Долго все молча наблюдали за Шаляпиным, который никак не мог отойти от очаровавшей его роли Марфы, погубленной Хованским.
Наконец Шаляпин повернулся к Збруевой и сказал:
– Ты прекрасно исполняешь эту песню, пропитанную народными соками… Здесь и любовное томление, прощание с любимым, упреки его в охлаждении к ней, слышится и угроза вместе сгореть, в музыке даже слышится движение разгорающегося пламени, но все забудет и простит, если он вернется к ней… Но вот в конце своего монолога, своей песни, когда она произносит слова «опостылую, злую раскольницу», должны быть услышаны грозовые раскаты ее характера, вовсе не изнеженного, а сильного, жгучего характера русской женщины, которая способна и коня на скаку остановить, и в горящую избу войти. Тем более, что такой она и предстает в диалоге с Сусанной…

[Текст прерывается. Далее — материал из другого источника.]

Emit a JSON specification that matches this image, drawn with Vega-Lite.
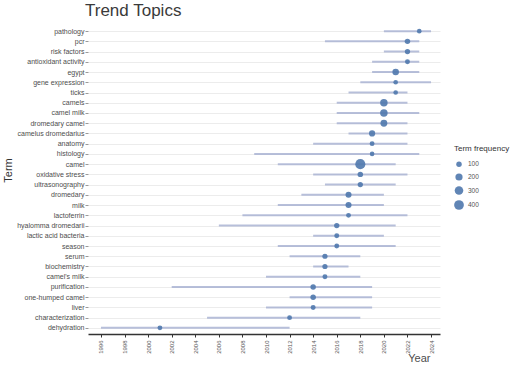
{
  "$schema": "https://vega.github.io/schema/vega-lite/v6.json",
  "autosize": {"type": "none"},
  "padding": {"left": 88, "top": 25, "right": 83, "bottom": 33},
  "width": 352,
  "height": 309,
  "background": "white",
  "title": {"text": "Trend Topics", "anchor": "start", "frame": "group", "dx": -3, "offset": 5, "fontSize": 17, "fontWeight": "normal", "font": "Liberation Sans", "color": "#3a3a3a"},
  "data": {"values": [
    {"term": "pathology", "q1": 2020, "median": 2023, "q3": 2024, "freq": 60},
    {"term": "pcr", "q1": 2015, "median": 2022, "q3": 2023, "freq": 100},
    {"term": "risk factors", "q1": 2020, "median": 2022, "q3": 2023, "freq": 90},
    {"term": "antioxidant activity", "q1": 2019, "median": 2022, "q3": 2023, "freq": 75},
    {"term": "egypt", "q1": 2019, "median": 2021, "q3": 2023, "freq": 160},
    {"term": "gene expression", "q1": 2018, "median": 2021, "q3": 2024, "freq": 60},
    {"term": "ticks", "q1": 2017, "median": 2021, "q3": 2022, "freq": 60},
    {"term": "camels", "q1": 2016, "median": 2020, "q3": 2022, "freq": 220},
    {"term": "camel milk", "q1": 2016, "median": 2020, "q3": 2023, "freq": 220},
    {"term": "dromedary camel", "q1": 2016, "median": 2020, "q3": 2022, "freq": 180},
    {"term": "camelus dromedarius", "q1": 2017, "median": 2019, "q3": 2022, "freq": 140},
    {"term": "anatomy", "q1": 2014, "median": 2019, "q3": 2022, "freq": 70},
    {"term": "histology", "q1": 2009, "median": 2019, "q3": 2023, "freq": 60},
    {"term": "camel", "q1": 2011, "median": 2018, "q3": 2021, "freq": 430},
    {"term": "oxidative stress", "q1": 2014, "median": 2018, "q3": 2022, "freq": 100},
    {"term": "ultrasonography", "q1": 2015, "median": 2018, "q3": 2021, "freq": 90},
    {"term": "dromedary", "q1": 2013, "median": 2017, "q3": 2020, "freq": 130},
    {"term": "milk", "q1": 2011, "median": 2017, "q3": 2020, "freq": 130},
    {"term": "lactoferrin", "q1": 2008, "median": 2017, "q3": 2022, "freq": 70},
    {"term": "hyalomma dromedarii", "q1": 2006, "median": 2016, "q3": 2021, "freq": 90},
    {"term": "lactic acid bacteria", "q1": 2014, "median": 2016, "q3": 2020, "freq": 75},
    {"term": "season", "q1": 2011, "median": 2016, "q3": 2021, "freq": 70},
    {"term": "serum", "q1": 2012, "median": 2015, "q3": 2018, "freq": 85},
    {"term": "biochemistry", "q1": 2014, "median": 2015, "q3": 2017, "freq": 85},
    {"term": "camel's milk", "q1": 2010, "median": 2015, "q3": 2018, "freq": 75},
    {"term": "purification", "q1": 2002, "median": 2014, "q3": 2019, "freq": 100},
    {"term": "one-humped camel", "q1": 2012, "median": 2014, "q3": 2019, "freq": 100},
    {"term": "liver", "q1": 2010, "median": 2014, "q3": 2019, "freq": 75},
    {"term": "characterization", "q1": 2005, "median": 2012, "q3": 2018, "freq": 70},
    {"term": "dehydration", "q1": 1996, "median": 2001, "q3": 2012, "freq": 70}
  ]},
  "encoding": {
    "y": {
      "field": "term", "type": "nominal", "sort": null,
      "scale": {"type": "point", "padding": 0.6},
      "axis": {
        "title": "Term", "titleFont": "Liberation Sans", "titleFontSize": 11, "titleFontWeight": "normal", "titleColor": "#333333",
        "titleX": -80, "titleY": 145, "titleAngle": 270, "titleAlign": "center", "titleBaseline": "middle",
        "labelFont": "Liberation Sans", "labelFontSize": 7, "labelColor": "#4d4d4d", "labelPadding": 1,
        "domain": false, "ticks": true, "tickSize": 3, "tickColor": "#999999",
        "grid": true, "gridColor": "#ececec", "gridWidth": 1
      }
    }
  },
  "layer": [
    {
      "mark": {"type": "rule", "color": "#aab4d4", "strokeWidth": 2, "opacity": 0.85},
      "encoding": {
        "x": {
          "field": "q1", "type": "quantitative",
          "scale": {"domain": [1994.9, 2024.76], "nice": false, "zero": false},
          "axis": {
            "title": "Year", "titleFont": "Liberation Sans", "titleFontSize": 11, "titleFontWeight": "normal", "titleColor": "#4d4d4d",
            "titleX": 342, "titleY": 27, "titleAlign": "right", "titleBaseline": "alphabetic",
            "values": [1996, 1998, 2000, 2002, 2004, 2006, 2008, 2010, 2012, 2014, 2016, 2018, 2020, 2022, 2024],
            "format": "d", "labelAngle": 270, "labelOverlap": false, "labelSeparation": 0, "labelFont": "Liberation Sans", "labelFontSize": 6, "labelColor": "#555555", "labelPadding": 3,
            "domain": true, "domainColor": "#333333", "domainWidth": 1.5,
            "ticks": true, "tickColor": "#333333", "tickSize": 3, "grid": false
          }
        },
        "x2": {"field": "q3"}
      }
    },
    {
      "mark": {"type": "circle", "color": "#4f78ad", "opacity": 0.9},
      "encoding": {
        "x": {
          "field": "median", "type": "quantitative",
          "scale": {"domain": [1994.9, 2024.76], "nice": false, "zero": false},
          "axis": {
            "title": "Year", "titleFont": "Liberation Sans", "titleFontSize": 11, "titleFontWeight": "normal", "titleColor": "#4d4d4d",
            "titleX": 342, "titleY": 27, "titleAlign": "right", "titleBaseline": "alphabetic",
            "values": [1996, 1998, 2000, 2002, 2004, 2006, 2008, 2010, 2012, 2014, 2016, 2018, 2020, 2022, 2024],
            "format": "d", "labelAngle": 270, "labelOverlap": false, "labelSeparation": 0, "labelFont": "Liberation Sans", "labelFontSize": 6, "labelColor": "#555555", "labelPadding": 3,
            "domain": true, "domainColor": "#333333", "domainWidth": 1.5,
            "ticks": true, "tickColor": "#333333", "tickSize": 3, "grid": false
          }
        },
        "size": {
          "field": "freq", "type": "quantitative",
          "scale": {"domain": [100, 400], "range": [30, 95], "zero": false, "clamp": false},
          "legend": {
            "title": "Term frequency", "orient": "none", "legendX": 366, "legendY": 120,
            "values": [100, 200, 300, 400],
            "titleFont": "Liberation Sans", "titleFontSize": 8, "titleFontWeight": "normal", "titleColor": "#333333", "titlePadding": 8,
            "labelFont": "Liberation Sans", "labelFontSize": 6.5, "labelColor": "#555555",
            "symbolFillColor": "#4f78ad", "symbolStrokeWidth": 0, "symbolOpacity": 0.9, "rowPadding": 5
          }
        }
      }
    }
  ],
  "config": {"view": {"stroke": null}, "axisX": {"labelOverlap": false}}
}
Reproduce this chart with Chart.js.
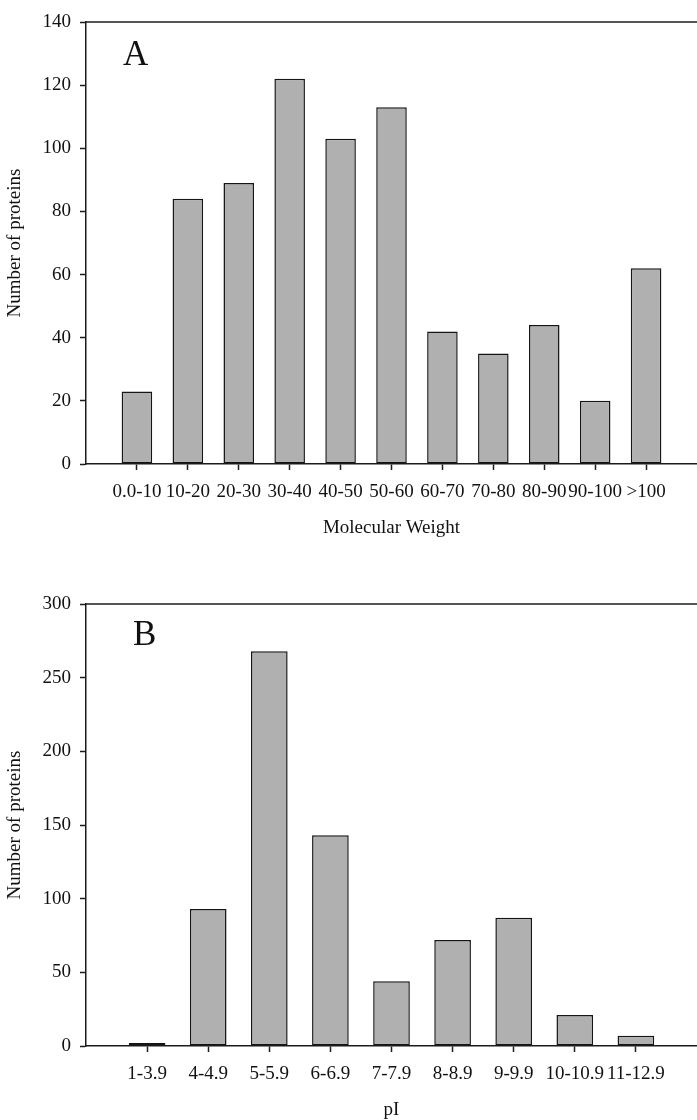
<!DOCTYPE html>
<html>
<head>
<meta charset="utf-8">
<script src="https://cdn.jsdelivr.net/npm/chart.js@4"></script>
<style>
  html, body { margin: 0; padding: 0; background: #fff; overflow: hidden; }
  .panel { position: absolute; left: 0; width: 697px; height: 560px; }
</style>
</head>
<body>
<div class="panel" style="top:0"><canvas id="mwChart"></canvas></div>
<div class="panel" style="top:582px"><canvas id="piChart"></canvas></div>
<script>
// Panel A - molecular weight distribution
const mwLabels = ["0.0-10", "10-20", "20-30", "30-40", "40-50", "50-60", "60-70", "70-80", "80-90", "90-100", ">100"];
const mwCounts = [23, 84, 89, 122, 103, 113, 42, 35, 44, 20, 62];

// Panel B - pI distribution
const piLabels = ["1-3.9", "4-4.9", "5-5.9", "6-6.9", "7-7.9", "8-8.9", "9-9.9", "10-10.9", "11-12.9"];
const piCounts = [2, 93, 268, 143, 44, 72, 87, 21, 7];

const yTitle = "Number of proteins";
const AXIS = "#1c1c1c";
const FONT = "'Liberation Serif', 'Times New Roman', serif";

// draws the top spine and the panel letter
const framePlugin = {
  id: "frame",
  afterDraw(chart, args, opts) {
    const { ctx, chartArea } = chart;
    ctx.save();
    ctx.strokeStyle = AXIS;
    ctx.lineWidth = 1.5;
    ctx.beginPath();
    ctx.moveTo(chartArea.left, chartArea.top);
    ctx.lineTo(chartArea.right, chartArea.top);
    ctx.stroke();
    ctx.font = "35px " + FONT;
    ctx.fillStyle = "#111";
    ctx.textBaseline = "alphabetic";
    ctx.fillText(opts.letter, chartArea.left + opts.dx, chartArea.top + opts.dy);
    ctx.restore();
  }
};

function makeChart(id, labels, counts, yMax, yStep, xTitle, letter, dx, dy) {
  const n = labels.length;
  return new Chart(document.getElementById(id), {
    type: "bar",
    data: {
      datasets: [{
        data: counts.map((v, i) => ({ x: i + 1, y: v })),
        backgroundColor: "#b0b0b0",
        borderColor: "#151515",
        borderWidth: 1.5,
        borderSkipped: false,
        barPercentage: 0.6,
        categoryPercentage: 1
      }]
    },
    options: {
      responsive: true,
      maintainAspectRatio: false,
      animation: false,
      layout: { padding: { top: 22, left: 0, right: 0, bottom: 0 } },
      plugins: {
        legend: { display: false },
        tooltip: { enabled: false },
        frame: { letter, dx, dy }
      },
      scales: {
        x: {
          type: "linear",
          min: 0,
          max: n + 1,
          offset: false,
          afterBuildTicks: (s) => { s.ticks = s.ticks.filter(t => t.value >= 1 && t.value <= n); },
          afterFit: (s) => { s.height = 96; },
          ticks: {
            stepSize: 1,
            autoSkip: false,
            maxRotation: 0,
            minRotation: 0,
            padding: 11,
            color: "#111",
            font: { family: FONT, size: 19 },
            callback: (v) => labels[v - 1]
          },
          grid: { offset: false, drawOnChartArea: false, drawTicks: true, tickLength: 6, tickColor: AXIS, tickWidth: 1.5 },
          border: { display: true, color: AXIS, width: 1.5 },
          title: { display: true, text: xTitle, color: "#111", font: { family: FONT, size: 19, lineHeight: 1.2 }, padding: { top: 0, bottom: 20.6 } }
        },
        y: {
          min: 0,
          max: yMax,
          afterFit: (s) => { s.width = 86; },
          ticks: { stepSize: yStep, padding: 9, color: "#111", font: { family: FONT, size: 19 } },
          grid: { drawOnChartArea: false, drawTicks: true, tickLength: 6, tickColor: AXIS, tickWidth: 1.5 },
          border: { display: true, color: AXIS, width: 1.5 },
          title: { display: true, text: yTitle, color: "#111", font: { family: FONT, size: 19, lineHeight: 1.2 }, padding: { top: 4, bottom: 0 } }
        }
      }
    },
    plugins: [framePlugin]
  });
}

makeChart("mwChart", mwLabels, mwCounts, 140, 20, "Molecular Weight", "A", 37, 43);
makeChart("piChart", piLabels, piCounts, 300, 50, "pI", "B", 47, 41);
</script>
</body>
</html>
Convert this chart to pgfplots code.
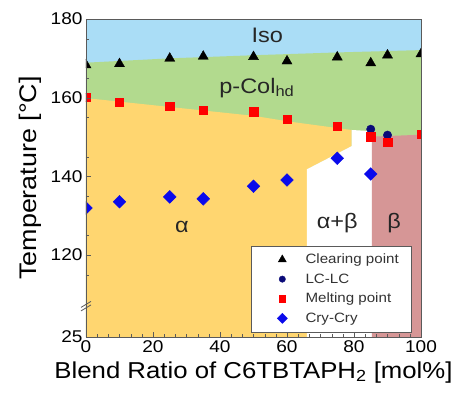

И Шаляпин исполнил известный диалог Сусанны и Марфы:
– «Сусанна. Грех! Тяжкий, неискупимый грех! Ад! Ад вижу палящий, бесов ликованье, адские жерла пылают, кипит смола краснопламенна.
Марфа. Мати, помилуй, страх твой поведай мне; тяжка нам жизнь отныне стала в сей юдоли плача и скорбей. Кажись, по-книжному хватила!
Сусанна. А, вот что! Ты лукавая, ты обидливая, а про себя поешь ты песни греховные.
Марфа. Ты подслушала песнь мою, ты, как тать, подкралась ко мне воровским обычаем, ты из сердца исхитила скорбь мою!.. Мати болезная, я не таила от людей любовь мою и от тебя не утаю я правду.
Сусанна. Господи!
Марфа. Страшно было, как шептал он мне, а уста его горячие жгли полымем.
Сусанна. Чур… Чур меня! Косным глаголом, речью бесовскою ты искушаешь меня?
Марфа. Нет, мати, нет, только выслушай. Если б ты когда понять могла зазнобу сердца нестрадавшего; если б ты могла желанной быть, любви к милому отдаться душой; много, много бы грехов простилось тебе, мати болезная, многим бы сама простила ты, любви кручину сердцем понимаючи.
Сусанна. Что со мною? Господи, что со мною! Аль я слаба на разум стала!., аль хитрый бес мне шепчет злое! Боже, Боже мой… беса отжени от меня яростного; сковала сердце мне жажда мести неугомонная! Ты… ты искусила меня, ты обольстила меня, ты вселила в меня адской злобы дух. На суд, на братний суд, на грозный церкви суд, про чары злые твои я на суде повем; я там воздвигну тебе костер пылающий!»
Шаляпин сбросил платок, распрямился, взял воображаемый посох и произнес своим сильным голосом за Досифея:
– «Досифей. О чем смятение? Где гибель ей провидишь ты? Поведай, где гибель ей провидишь ты?
Марфа. Отче благий! Мати Сусанна гневом воспылала на речь на мою, без лести и обмана… Сердца муки проклятью предала..
Досифей. С чего бы это, мати? А помнишь ты аль уж забыла, что Марфа от бед тебя великих спасла; в застенке дыбой пытали б тебя, за злобу твою, за ярость твою, за блажь твою!